WORK TO COMPLETE:
Please pull out every line that includes the string "this".

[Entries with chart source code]
::::::
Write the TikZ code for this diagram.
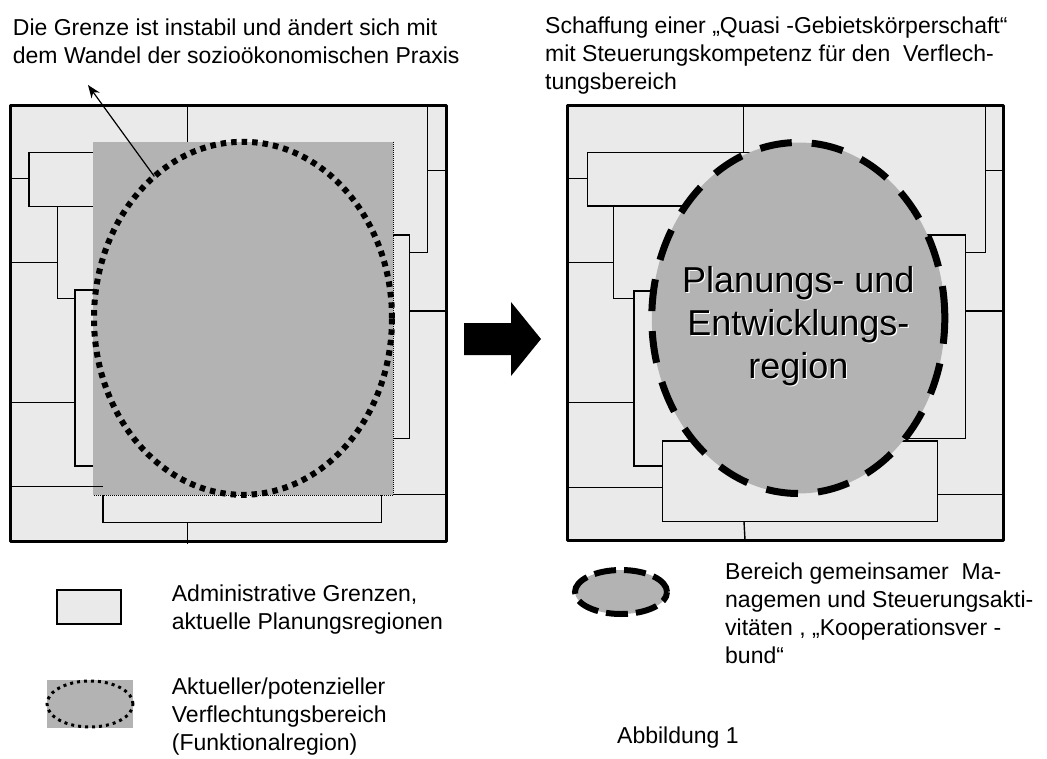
\documentclass[tikz,border=0pt]{standalone}
\usepackage{fontspec}
\setmainfont{Liberation Sans}
\usetikzlibrary{shapes.geometric,arrows.meta}
\definecolor{mapfill}{RGB}{234,234,234}
\definecolor{regfill}{RGB}{179,179,179}
\tikzset{
  mapframe/.style={line width=3pt, line join=round},
  bnd/.style={line width=1.4pt},
  txt/.style={font=\fontsize{23}{28}\selectfont, inner sep=0pt, anchor=base west, align=left},
  regtxt/.style={font=\fontsize{36}{43}\selectfont, inner sep=0pt, align=center},
  rawell/.style={ellipse, inner sep=0pt, outer sep=0pt},
}
\begin{document}
\begin{tikzpicture}[x=1pt,y=-1pt]
\useasboundingbox (0,0) rectangle (1047,758);
% ---------------- left map ----------------
\fill[mapfill] (10,105) rectangle (446,541);
\draw[bnd] (187.3,105) -- (187.3,142);
\draw[bnd] (10,178.3) -- (29,178.3);
\draw[bnd] (93,152.7) -- (29,152.7) -- (29,206.3) -- (93,206.3);
\draw[bnd] (57.3,206.3) -- (57.3,298.3) -- (76,298.3);
\draw[bnd] (10,262.7) -- (57.3,262.7);
\draw[bnd] (93,290) -- (75,290) -- (75,466) -- (93,466);
\draw[bnd] (10,402.3) -- (75,402.3);
\draw[bnd] (103,495) -- (103,522.3) -- (381.7,522.3) -- (381.7,495);
\draw[bnd] (187.3,522.3) -- (187.3,544);
\draw[bnd] (427.3,105) -- (427.3,252.3) -- (409.3,252.3);
\draw[bnd] (427.3,170.7) -- (448,170.7);
\draw[bnd] (393,235) -- (409.3,235) -- (409.3,438.3) -- (393,438.3);
\draw[bnd] (409.3,311) -- (448,311);
\draw[bnd] (381.7,494.3) -- (448,494.3);
\fill[regfill] (93.3,141.7) rectangle (393.3,495);
\draw[line width=0.8pt, dash pattern=on 1pt off 1pt] (393.3,141.7) -- (393.3,495) -- (93.3,495);
\draw[bnd] (10,486.7) -- (103,486.7);
\node[rawell, draw, line width=6pt, dash pattern=on 5.5pt off 5pt,
      minimum width=298pt, minimum height=353pt] (fr) at (243,318.3) {};
\draw[mapframe] (10,105) rectangle (446,541);
\coordinate (tip) at (88,85);
\draw[line width=1.2pt, -{Stealth[length=13pt,width=10pt]}] (fr.122) -- (tip);
% ---------------- block arrow ----------------
\fill (464,323) -- (511,323) -- (511,302) -- (541,339) -- (511,376) -- (511,355) -- (464,355) -- cycle;
% ---------------- right map ----------------
\fill[mapfill] (567,105) rectangle (1003,540);
\draw[bnd] (743.3,105) -- (743.3,152.7);
\draw[bnd] (567,178.3) -- (587.3,178.3);
\draw[bnd] (760,152.7) -- (587.3,152.7) -- (587.3,206) -- (700,206);
\draw[bnd] (613.3,206) -- (613.3,298.3) -- (634,298.3);
\draw[bnd] (567,262.7) -- (613.3,262.7);
\draw[bnd] (670,291) -- (634,291) -- (634,466) -- (662.3,466);
\draw[bnd] (567,402.3) -- (634,402.3);
\draw[bnd] (567,487.3) -- (662.3,487.3);
\draw[bnd] (662.3,441) rectangle (937.3,521.7);
\draw[bnd] (744,521.7) -- (745,540);
\draw[bnd] (985.7,105) -- (985.7,252.3) -- (965.7,252.3);
\draw[bnd] (985.7,170.7) -- (1003,170.7);
\draw[bnd] (920,235) -- (965.7,235) -- (965.7,438.3) -- (900,438.3);
\draw[bnd] (965.7,311) -- (1003,311);
\draw[bnd] (937.3,494.3) -- (1003,494.3);
\node[rawell, fill=regfill, draw, line width=7pt, dash pattern=on 32pt off 20pt,
      minimum width=293pt, minimum height=351pt] (pe) at (798.3,318) {};
\draw[mapframe] (567,105) rectangle (1003,540);
\node[regtxt, text=white] (pesh) at (799.5,327.2) {Planungs- und\\Entwicklungs-\\region};
\node[regtxt] (pet) at (798.3,326) {Planungs- und\\Entwicklungs-\\region};
% ---------------- top texts ----------------
\node[txt] (tl) at (12.7,63) {Die Grenze ist instabil und ändert sich mit\\dem Wandel der sozioökonomischen Praxis};
\node[txt] (tr) at (545,89) {Schaffung einer „Quasi -Gebietskörperschaft“\\mit Steuerungskompetenz für den\ \ Verflech-\\tungsbereich};
% ---------------- legend ----------------
\node[draw, fill=mapfill, line width=1.4pt, minimum width=64pt, minimum height=34pt, inner sep=0pt] (lg1) at (89,607) {};
\node[txt] (lt1) at (171.7,629) {Administrative Grenzen,\\aktuelle Planungsregionen};
\node[fill=regfill, minimum width=86.6pt, minimum height=48.3pt, inner sep=0pt] (lg2) at (90,704.2) {};
\node[rawell, draw, line width=3pt, dash pattern=on 3pt off 4pt,
      minimum width=86pt, minimum height=46pt] (lg2e) at (90,704) {};
\node[txt] (lt2) at (171.7,750) {Aktueller/potenzieller\\Verflechtungsbereich\\(Funktionalregion)};
\node[rawell, fill=regfill, draw, line width=6pt, dash pattern=on 22pt off 8pt,
      minimum width=92pt, minimum height=44pt] (lg3) at (621,592) {};
\node[txt] (lt3) at (725,663) {Bereich gemeinsamer\ \ Ma-\\nagemen und Steuerungsakti-\\vitäten , „Kooperationsver -\\bund“};
\node[txt] (abb) at (617,743) {Abbildung 1};
\end{tikzpicture}
\end{document}
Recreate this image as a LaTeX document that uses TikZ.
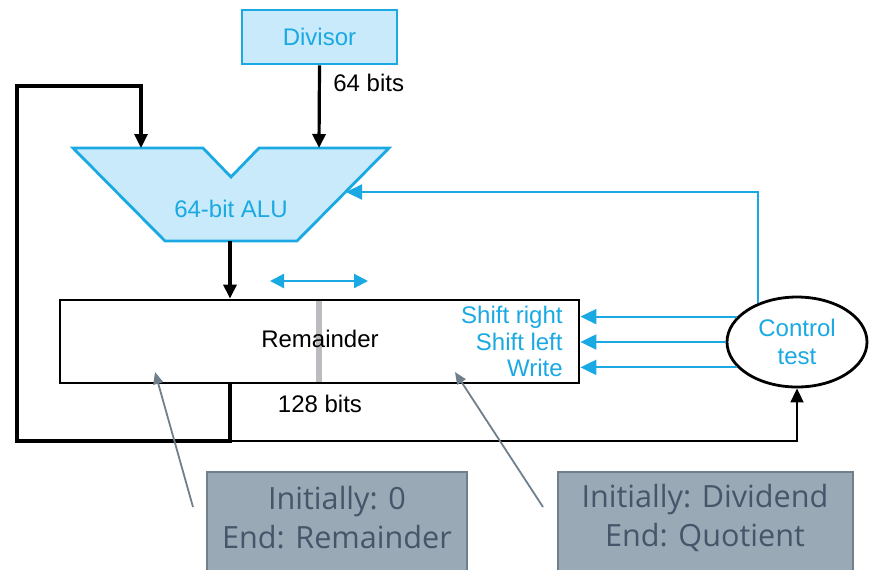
::::::
OUTPUT OF THE EXERCISE:
Write the TikZ code for this diagram.
Recreate this image as a LaTeX document that uses TikZ.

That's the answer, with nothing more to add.